- Exercise goal -
Retype only what runs from the first line of the listing to the line holding "const chart = echarts.init(document.getElementById('main'));", both included. Do not retype the pictures.

[Source data start]

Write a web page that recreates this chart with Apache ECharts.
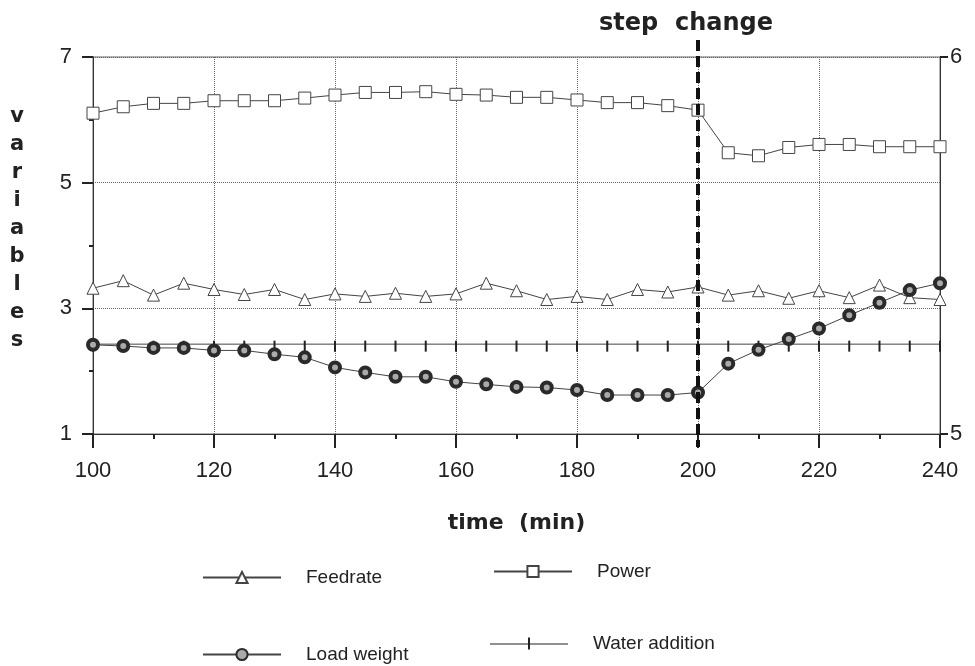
<!DOCTYPE html>
<html>
<head>
<meta charset="utf-8">
<script src="https://cdn.jsdelivr.net/npm/echarts@6/dist/echarts.min.js"></script>
<style>
  html, body { margin: 0; padding: 0; background: #fff; }
  #main { width: 975px; height: 666px; }
</style>
</head>
<body>
<div id="main"></div>
<script>
// time axis (min)
const times = [100, 105, 110, 115, 120, 125, 130, 135, 140, 145, 150, 155, 160, 165, 170,
  175, 180, 185, 190, 195, 200, 205, 210, 215, 220, 225, 230, 235, 240];
// left axis series
const feedrate = [3.32, 3.44, 3.21, 3.40, 3.30, 3.22, 3.30, 3.14, 3.23, 3.19, 3.24, 3.19, 3.23, 3.40, 3.28,
  3.14, 3.19, 3.14, 3.30, 3.26, 3.34, 3.21, 3.28, 3.16, 3.28, 3.17, 3.37, 3.17, 3.14];
const loadWeight = [2.42, 2.40, 2.37, 2.37, 2.33, 2.33, 2.27, 2.22, 2.06, 1.98, 1.91, 1.91, 1.83, 1.79, 1.75,
  1.74, 1.70, 1.62, 1.62, 1.62, 1.66, 2.12, 2.34, 2.51, 2.68, 2.89, 3.09, 3.29, 3.40];
const waterAddition = [2.43, 2.43, 2.43, 2.43, 2.43, 2.43, 2.43, 2.43, 2.43, 2.43, 2.43, 2.43, 2.43, 2.43, 2.43,
  2.43, 2.43, 2.43, 2.43, 2.43, 2.43, 2.43, 2.43, 2.43, 2.43, 2.43, 2.43, 2.43, 2.43];
// right axis series
const power = [5.851, 5.868, 5.877, 5.877, 5.884, 5.884, 5.884, 5.891, 5.899, 5.906, 5.906, 5.908, 5.901, 5.899, 5.893,
  5.893, 5.886, 5.879, 5.879, 5.871, 5.859, 5.746, 5.738, 5.760, 5.768, 5.768, 5.762, 5.762, 5.762];
const stepTime = 200;

const pairs = vals => times.map((t, i) => [t, vals[i]]);
const FONT = 'Liberation Sans, Arial, sans-serif';
const BOLD = 'DejaVu Sans, sans-serif';
const LINE = '#444';

const chart = echarts.init(document.getElementById('main'));

const legendCommon = {
  orient: 'horizontal',
  itemWidth: 78,
  itemHeight: 14,
  padding: 0,
  textStyle: { fontSize: 19, color: '#222', fontFamily: FONT, padding: [0, 0, 0, 20] }
};

const option = {
  animation: false,
  backgroundColor: '#fff',
  grid: { left: 93, right: 35, top: 57, bottom: 232, show: true, borderColor: '#666', borderWidth: 1 },
  xAxis: {
    type: 'value', min: 100, max: 240, interval: 20,
    name: 'time  (min)', nameLocation: 'middle', nameGap: 78,
    nameTextStyle: { fontFamily: BOLD, fontWeight: 'bold', fontSize: 22, color: '#222' },
    axisLine: { lineStyle: { color: '#333', width: 1 } },
    axisTick: { length: 14, lineStyle: { color: '#222', width: 2 } },
    minorTick: { show: true, splitNumber: 2, length: 5, lineStyle: { color: '#222', width: 2 } },
    splitLine: { show: true, lineStyle: { type: 'dotted', color: '#666', width: 1 } },
    axisLabel: { margin: 26, fontSize: 22, color: '#222', fontFamily: FONT }
  },
  yAxis: [
    {
      type: 'value', min: 1, max: 7, interval: 2,
      axisLine: { show: true, lineStyle: { color: '#333', width: 1 } },
      axisTick: { show: true, length: 11, lineStyle: { color: '#222', width: 2 } },
      minorTick: { show: true, splitNumber: 2, length: 4, lineStyle: { color: '#222', width: 2 } },
      splitLine: { show: true, lineStyle: { type: 'dotted', color: '#666', width: 1 } },
      axisLabel: { margin: 21, fontSize: 22, color: '#222', fontFamily: FONT }
    },
    {
      type: 'value', min: 5, max: 6, interval: 1, position: 'right',
      axisLine: { show: true, lineStyle: { color: '#333', width: 1 } },
      axisTick: { show: true, length: 8, lineStyle: { color: '#222', width: 2 } },
      splitLine: { show: false },
      axisLabel: { margin: 10, fontSize: 22, color: '#222', fontFamily: FONT }
    }
  ],
  legend: [
    Object.assign({ left: 202, top: 568, data: ['Feedrate'] }, legendCommon),
    Object.assign({ left: 493, top: 562, data: ['Power'] }, legendCommon),
    Object.assign({ left: 202, top: 645, data: ['Load weight'] }, legendCommon),
    Object.assign({ left: 490, top: 634, data: [{ name: 'Water addition', icon: 'path://M0,6H78V7H0Z M38,0H40V12H38Z' }] }, legendCommon)
  ],
  series: [
    {
      name: 'Water addition', type: 'line', data: pairs(waterAddition), z: 2,
      symbol: 'rect', symbolSize: [2, 11], symbolOffset: [0, 2],
      itemStyle: { color: '#222' },
      lineStyle: { color: LINE, width: 1 }
    },
    {
      name: 'Power', type: 'line', yAxisIndex: 1, data: pairs(power), z: 3,
      symbol: 'rect', symbolSize: 12,
      itemStyle: { color: '#fff', borderColor: '#444', borderWidth: 1 },
      lineStyle: { color: LINE, width: 1 }
    },
    {
      name: 'Feedrate', type: 'line', data: pairs(feedrate), z: 3,
      symbol: 'triangle', symbolSize: 12,
      itemStyle: { color: '#fff', borderColor: '#444', borderWidth: 1 },
      lineStyle: { color: LINE, width: 1 }
    },
    {
      name: 'Load weight', type: 'line', data: pairs(loadWeight), z: 4,
      symbol: 'circle', symbolSize: 10,
      itemStyle: { color: '#aaa', borderColor: '#2a2a2a', borderWidth: 4 },
      lineStyle: { color: LINE, width: 1 }
    }
  ]
};

chart.setOption(option);

// step change marker, placed through the axis scales
const xStep = chart.convertToPixel({ xAxisIndex: 0 }, stepTime);
const yTop = chart.convertToPixel({ yAxisIndex: 0 }, 7);
const yBottom = chart.convertToPixel({ yAxisIndex: 0 }, 1);

chart.setOption({
  graphic: [
    {
      id: 'ylabel', type: 'text', x: 17, y: 103, z: 10,
      style: { text: 'v\na\nr\ni\na\nb\nl\ne\ns', fontFamily: BOLD, fontWeight: 'bold', fontSize: 21,
        lineHeight: 28, fill: '#222', align: 'center', verticalAlign: 'top' }
    },
    {
      id: 'steptext', type: 'text', x: 686, y: 24, z: 10,
      style: { text: 'step  change', fontFamily: BOLD, fontWeight: 'bold', fontSize: 24,
        fill: '#222', align: 'center', verticalAlign: 'middle' }
    },
    {
      id: 'stepline', type: 'line', z: 20,
      shape: { x1: xStep, y1: yTop - 17, x2: xStep, y2: yBottom + 13 },
      style: { stroke: '#111', lineWidth: 4, lineDash: [11, 5] }
    }
  ]
});
</script>
</body>
</html>
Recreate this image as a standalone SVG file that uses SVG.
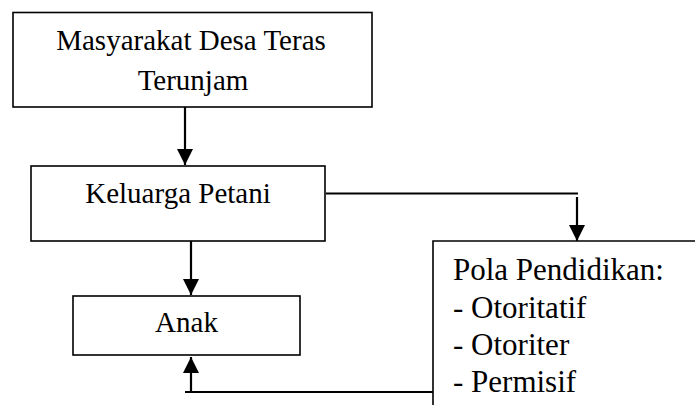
<svg xmlns="http://www.w3.org/2000/svg" width="695" height="405" viewBox="0 0 695 405">
<style>
.box{fill:#fff;stroke:#000;stroke-width:1.6}
.t{font-family:'Liberation Serif', 'DejaVu Serif', serif;font-size:29px;fill:#000}
.tp{font-family:'Liberation Serif', 'DejaVu Serif', serif;font-size:31px;fill:#000}
.c{fill:none;stroke:#000;stroke-width:2.2}
</style>
<defs>
<marker id="ah" markerUnits="userSpaceOnUse" markerWidth="18" markerHeight="18" viewBox="0 0 18 18" refX="16" refY="9" orient="auto">
<polygon points="0,1 16,9 0,17" fill="#000"/>
</marker>
</defs>
<rect width="695" height="405" fill="#fff"/>
<g id="connectors">
<path class="c" d="M185,107 V165" marker-end="url(#ah)"/>
<path class="c" d="M191,241 V295" marker-end="url(#ah)"/>
<path class="c" d="M326,193.5 H578"/>
<path class="c" d="M577,197 V241" marker-end="url(#ah)"/>
<path class="c" d="M185,392 H433"/>
<path class="c" d="M191,392 V357" marker-end="url(#ah)"/>
</g>
<g id="masyarakat">
<rect class="box" x="13" y="12.5" width="359" height="94.5"/>
<text class="t" x="191" y="50" text-anchor="middle">Masyarakat Desa Teras</text>
<text class="t" x="193" y="90" text-anchor="middle">Terunjam</text>
</g>
<g id="keluarga">
<rect class="box" x="31" y="166" width="294" height="75"/>
<text class="t" x="178" y="203" text-anchor="middle">Keluarga Petani</text>
</g>
<g id="anak">
<rect class="box" x="73" y="296" width="227" height="59"/>
<text class="t" x="186.5" y="332" text-anchor="middle">Anak</text>
</g>
<g id="pola">
<path class="box" d="M433,406 V241 H696"/>
<text class="tp" x="453" y="280">Pola Pendidikan:</text>
<text class="tp" x="453" y="317.5">- Otoritatif</text>
<text class="tp" x="453" y="355">- Otoriter</text>
<text class="tp" x="453" y="392">- Permisif</text>
</g>
</svg>
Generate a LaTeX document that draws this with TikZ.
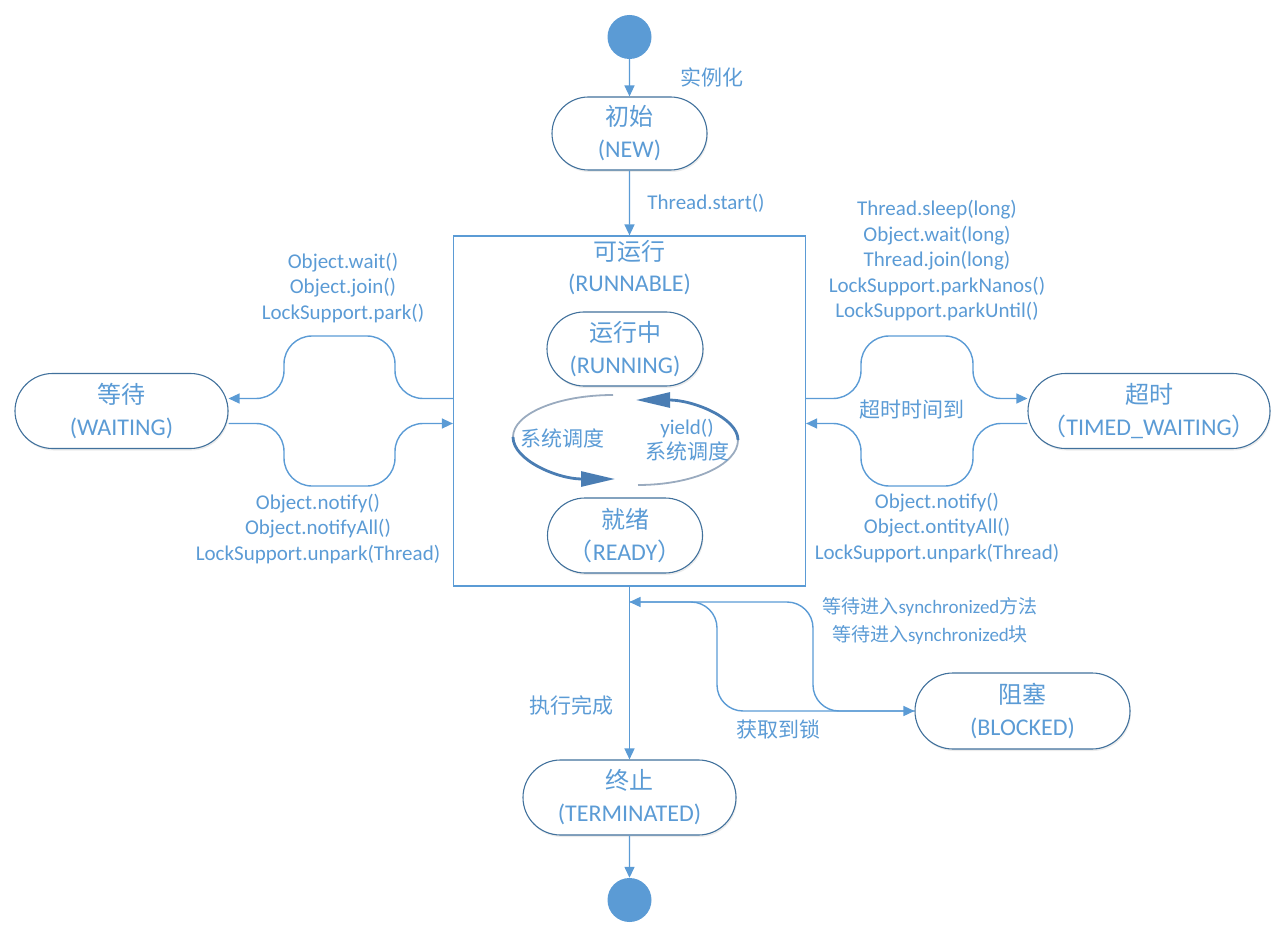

[Source data end]

- Correct response -
Write a web page that recreates this chart with Apache ECharts.
<!DOCTYPE html>
<html>
<head>
<meta charset="utf-8">
<script src="https://cdn.jsdelivr.net/npm/echarts@6/dist/echarts.min.js"></script>
<style>
  html, body { margin: 0; padding: 0; background: #fff; }
  #main { width: 975px; height: 666px; }
</style>
</head>
<body>
<div id="main"></div>
<script>
// time axis (min)
const times = [100, 105, 110, 115, 120, 125, 130, 135, 140, 145, 150, 155, 160, 165, 170,
  175, 180, 185, 190, 195, 200, 205, 210, 215, 220, 225, 230, 235, 240];
// left axis series
const feedrate = [3.32, 3.44, 3.21, 3.40, 3.30, 3.22, 3.30, 3.14, 3.23, 3.19, 3.24, 3.19, 3.23, 3.40, 3.28,
  3.14, 3.19, 3.14, 3.30, 3.26, 3.34, 3.21, 3.28, 3.16, 3.28, 3.17, 3.37, 3.17, 3.14];
const loadWeight = [2.42, 2.40, 2.37, 2.37, 2.33, 2.33, 2.27, 2.22, 2.06, 1.98, 1.91, 1.91, 1.83, 1.79, 1.75,
  1.74, 1.70, 1.62, 1.62, 1.62, 1.66, 2.12, 2.34, 2.51, 2.68, 2.89, 3.09, 3.29, 3.40];
const waterAddition = [2.43, 2.43, 2.43, 2.43, 2.43, 2.43, 2.43, 2.43, 2.43, 2.43, 2.43, 2.43, 2.43, 2.43, 2.43,
  2.43, 2.43, 2.43, 2.43, 2.43, 2.43, 2.43, 2.43, 2.43, 2.43, 2.43, 2.43, 2.43, 2.43];
// right axis series
const power = [5.851, 5.868, 5.877, 5.877, 5.884, 5.884, 5.884, 5.891, 5.899, 5.906, 5.906, 5.908, 5.901, 5.899, 5.893,
  5.893, 5.886, 5.879, 5.879, 5.871, 5.859, 5.746, 5.738, 5.760, 5.768, 5.768, 5.762, 5.762, 5.762];
const stepTime = 200;

const pairs = vals => times.map((t, i) => [t, vals[i]]);
const FONT = 'Liberation Sans, Arial, sans-serif';
const BOLD = 'DejaVu Sans, sans-serif';
const LINE = '#444';

const chart = echarts.init(document.getElementById('main'));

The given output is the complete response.